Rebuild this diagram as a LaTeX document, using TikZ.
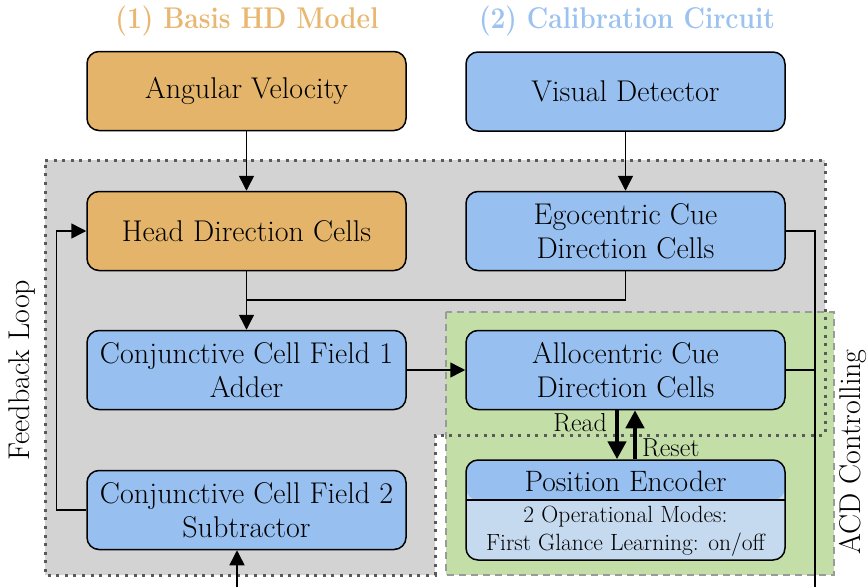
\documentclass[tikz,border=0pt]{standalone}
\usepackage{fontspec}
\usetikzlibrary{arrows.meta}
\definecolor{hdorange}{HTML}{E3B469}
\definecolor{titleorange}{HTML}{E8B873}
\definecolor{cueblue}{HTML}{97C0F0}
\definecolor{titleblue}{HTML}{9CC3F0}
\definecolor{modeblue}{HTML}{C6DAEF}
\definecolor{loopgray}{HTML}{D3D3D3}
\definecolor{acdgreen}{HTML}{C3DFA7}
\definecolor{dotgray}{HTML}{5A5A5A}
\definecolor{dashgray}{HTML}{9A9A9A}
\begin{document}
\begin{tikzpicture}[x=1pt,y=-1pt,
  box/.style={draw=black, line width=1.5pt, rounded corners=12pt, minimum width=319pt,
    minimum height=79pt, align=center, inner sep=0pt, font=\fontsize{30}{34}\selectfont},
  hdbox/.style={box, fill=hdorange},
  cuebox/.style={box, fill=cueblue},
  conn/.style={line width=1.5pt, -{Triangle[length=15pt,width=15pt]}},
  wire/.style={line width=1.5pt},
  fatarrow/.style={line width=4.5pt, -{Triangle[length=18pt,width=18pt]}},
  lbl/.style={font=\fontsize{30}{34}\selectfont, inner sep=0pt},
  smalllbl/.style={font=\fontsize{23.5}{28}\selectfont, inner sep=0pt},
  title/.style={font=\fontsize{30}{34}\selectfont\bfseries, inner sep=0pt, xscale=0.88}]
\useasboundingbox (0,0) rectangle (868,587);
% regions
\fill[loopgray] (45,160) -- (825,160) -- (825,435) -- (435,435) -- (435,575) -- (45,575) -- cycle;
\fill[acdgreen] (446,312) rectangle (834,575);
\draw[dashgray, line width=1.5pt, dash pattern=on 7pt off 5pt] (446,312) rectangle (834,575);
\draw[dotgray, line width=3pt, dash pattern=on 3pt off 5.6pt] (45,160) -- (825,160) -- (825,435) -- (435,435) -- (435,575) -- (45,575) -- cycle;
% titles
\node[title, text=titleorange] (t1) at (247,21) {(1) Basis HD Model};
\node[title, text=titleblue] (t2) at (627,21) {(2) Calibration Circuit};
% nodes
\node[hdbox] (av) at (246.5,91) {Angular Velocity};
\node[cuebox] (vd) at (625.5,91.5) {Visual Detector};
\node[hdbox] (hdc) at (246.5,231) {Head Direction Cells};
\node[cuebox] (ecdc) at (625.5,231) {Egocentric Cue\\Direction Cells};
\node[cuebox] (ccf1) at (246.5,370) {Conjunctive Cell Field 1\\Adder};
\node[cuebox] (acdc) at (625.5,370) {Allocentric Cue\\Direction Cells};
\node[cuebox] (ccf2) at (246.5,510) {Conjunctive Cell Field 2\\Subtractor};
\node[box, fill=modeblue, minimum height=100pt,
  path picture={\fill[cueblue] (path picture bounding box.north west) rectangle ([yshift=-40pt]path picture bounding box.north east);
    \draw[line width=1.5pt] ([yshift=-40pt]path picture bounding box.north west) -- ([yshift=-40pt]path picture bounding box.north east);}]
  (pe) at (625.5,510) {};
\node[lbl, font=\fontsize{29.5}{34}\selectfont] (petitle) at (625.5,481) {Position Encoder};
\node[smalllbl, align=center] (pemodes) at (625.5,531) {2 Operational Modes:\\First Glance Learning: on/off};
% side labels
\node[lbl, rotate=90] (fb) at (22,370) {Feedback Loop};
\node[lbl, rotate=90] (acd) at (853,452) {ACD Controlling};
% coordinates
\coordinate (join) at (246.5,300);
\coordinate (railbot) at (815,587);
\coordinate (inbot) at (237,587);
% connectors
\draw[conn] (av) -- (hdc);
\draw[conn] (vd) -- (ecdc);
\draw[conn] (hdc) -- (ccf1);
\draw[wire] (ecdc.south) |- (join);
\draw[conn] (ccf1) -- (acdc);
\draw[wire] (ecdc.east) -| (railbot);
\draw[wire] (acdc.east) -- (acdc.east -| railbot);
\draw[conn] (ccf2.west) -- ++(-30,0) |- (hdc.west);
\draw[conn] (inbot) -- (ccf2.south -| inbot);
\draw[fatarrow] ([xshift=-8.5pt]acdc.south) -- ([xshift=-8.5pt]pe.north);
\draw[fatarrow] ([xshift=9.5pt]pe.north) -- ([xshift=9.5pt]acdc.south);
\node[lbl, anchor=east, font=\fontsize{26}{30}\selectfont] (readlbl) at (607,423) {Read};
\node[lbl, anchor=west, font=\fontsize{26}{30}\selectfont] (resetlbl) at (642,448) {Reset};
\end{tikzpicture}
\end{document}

# # # #

§ What to work on: Write out the whole listing exactly, and drop the pictures.

§ Answer to this task:
Rebuild this diagram as a LaTeX document, using TikZ.
\documentclass[tikz,border=0pt]{standalone}
\usepackage{fontspec}
\usetikzlibrary{arrows.meta}
\definecolor{hdorange}{HTML}{E3B469}
\definecolor{titleorange}{HTML}{E8B873}
\definecolor{cueblue}{HTML}{97C0F0}
\definecolor{titleblue}{HTML}{9CC3F0}
\definecolor{modeblue}{HTML}{C6DAEF}
\definecolor{loopgray}{HTML}{D3D3D3}
\definecolor{acdgreen}{HTML}{C3DFA7}
\definecolor{dotgray}{HTML}{5A5A5A}
\definecolor{dashgray}{HTML}{9A9A9A}
\begin{document}
\begin{tikzpicture}[x=1pt,y=-1pt,
  box/.style={draw=black, line width=1.5pt, rounded corners=12pt, minimum width=319pt,
    minimum height=79pt, align=center, inner sep=0pt, font=\fontsize{30}{34}\selectfont},
  hdbox/.style={box, fill=hdorange},
  cuebox/.style={box, fill=cueblue},
  conn/.style={line width=1.5pt, -{Triangle[length=15pt,width=15pt]}},
  wire/.style={line width=1.5pt},
  fatarrow/.style={line width=4.5pt, -{Triangle[length=18pt,width=18pt]}},
  lbl/.style={font=\fontsize{30}{34}\selectfont, inner sep=0pt},
  smalllbl/.style={font=\fontsize{23.5}{28}\selectfont, inner sep=0pt},
  title/.style={font=\fontsize{30}{34}\selectfont\bfseries, inner sep=0pt, xscale=0.88}]
\useasboundingbox (0,0) rectangle (868,587);
% regions
\fill[loopgray] (45,160) -- (825,160) -- (825,435) -- (435,435) -- (435,575) -- (45,575) -- cycle;
\fill[acdgreen] (446,312) rectangle (834,575);
\draw[dashgray, line width=1.5pt, dash pattern=on 7pt off 5pt] (446,312) rectangle (834,575);
\draw[dotgray, line width=3pt, dash pattern=on 3pt off 5.6pt] (45,160) -- (825,160) -- (825,435) -- (435,435) -- (435,575) -- (45,575) -- cycle;
% titles
\node[title, text=titleorange] (t1) at (247,21) {(1) Basis HD Model};
\node[title, text=titleblue] (t2) at (627,21) {(2) Calibration Circuit};
% nodes
\node[hdbox] (av) at (246.5,91) {Angular Velocity};
\node[cuebox] (vd) at (625.5,91.5) {Visual Detector};
\node[hdbox] (hdc) at (246.5,231) {Head Direction Cells};
\node[cuebox] (ecdc) at (625.5,231) {Egocentric Cue\\Direction Cells};
\node[cuebox] (ccf1) at (246.5,370) {Conjunctive Cell Field 1\\Adder};
\node[cuebox] (acdc) at (625.5,370) {Allocentric Cue\\Direction Cells};
\node[cuebox] (ccf2) at (246.5,510) {Conjunctive Cell Field 2\\Subtractor};
\node[box, fill=modeblue, minimum height=100pt,
  path picture={\fill[cueblue] (path picture bounding box.north west) rectangle ([yshift=-40pt]path picture bounding box.north east);
    \draw[line width=1.5pt] ([yshift=-40pt]path picture bounding box.north west) -- ([yshift=-40pt]path picture bounding box.north east);}]
  (pe) at (625.5,510) {};
\node[lbl, font=\fontsize{29.5}{34}\selectfont] (petitle) at (625.5,481) {Position Encoder};
\node[smalllbl, align=center] (pemodes) at (625.5,531) {2 Operational Modes:\\First Glance Learning: on/off};
% side labels
\node[lbl, rotate=90] (fb) at (22,370) {Feedback Loop};
\node[lbl, rotate=90] (acd) at (853,452) {ACD Controlling};
% coordinates
\coordinate (join) at (246.5,300);
\coordinate (railbot) at (815,587);
\coordinate (inbot) at (237,587);
% connectors
\draw[conn] (av) -- (hdc);
\draw[conn] (vd) -- (ecdc);
\draw[conn] (hdc) -- (ccf1);
\draw[wire] (ecdc.south) |- (join);
\draw[conn] (ccf1) -- (acdc);
\draw[wire] (ecdc.east) -| (railbot);
\draw[wire] (acdc.east) -- (acdc.east -| railbot);
\draw[conn] (ccf2.west) -- ++(-30,0) |- (hdc.west);
\draw[conn] (inbot) -- (ccf2.south -| inbot);
\draw[fatarrow] ([xshift=-8.5pt]acdc.south) -- ([xshift=-8.5pt]pe.north);
\draw[fatarrow] ([xshift=9.5pt]pe.north) -- ([xshift=9.5pt]acdc.south);
\node[lbl, anchor=east, font=\fontsize{26}{30}\selectfont] (readlbl) at (607,423) {Read};
\node[lbl, anchor=west, font=\fontsize{26}{30}\selectfont] (resetlbl) at (642,448) {Reset};
\end{tikzpicture}
\end{document}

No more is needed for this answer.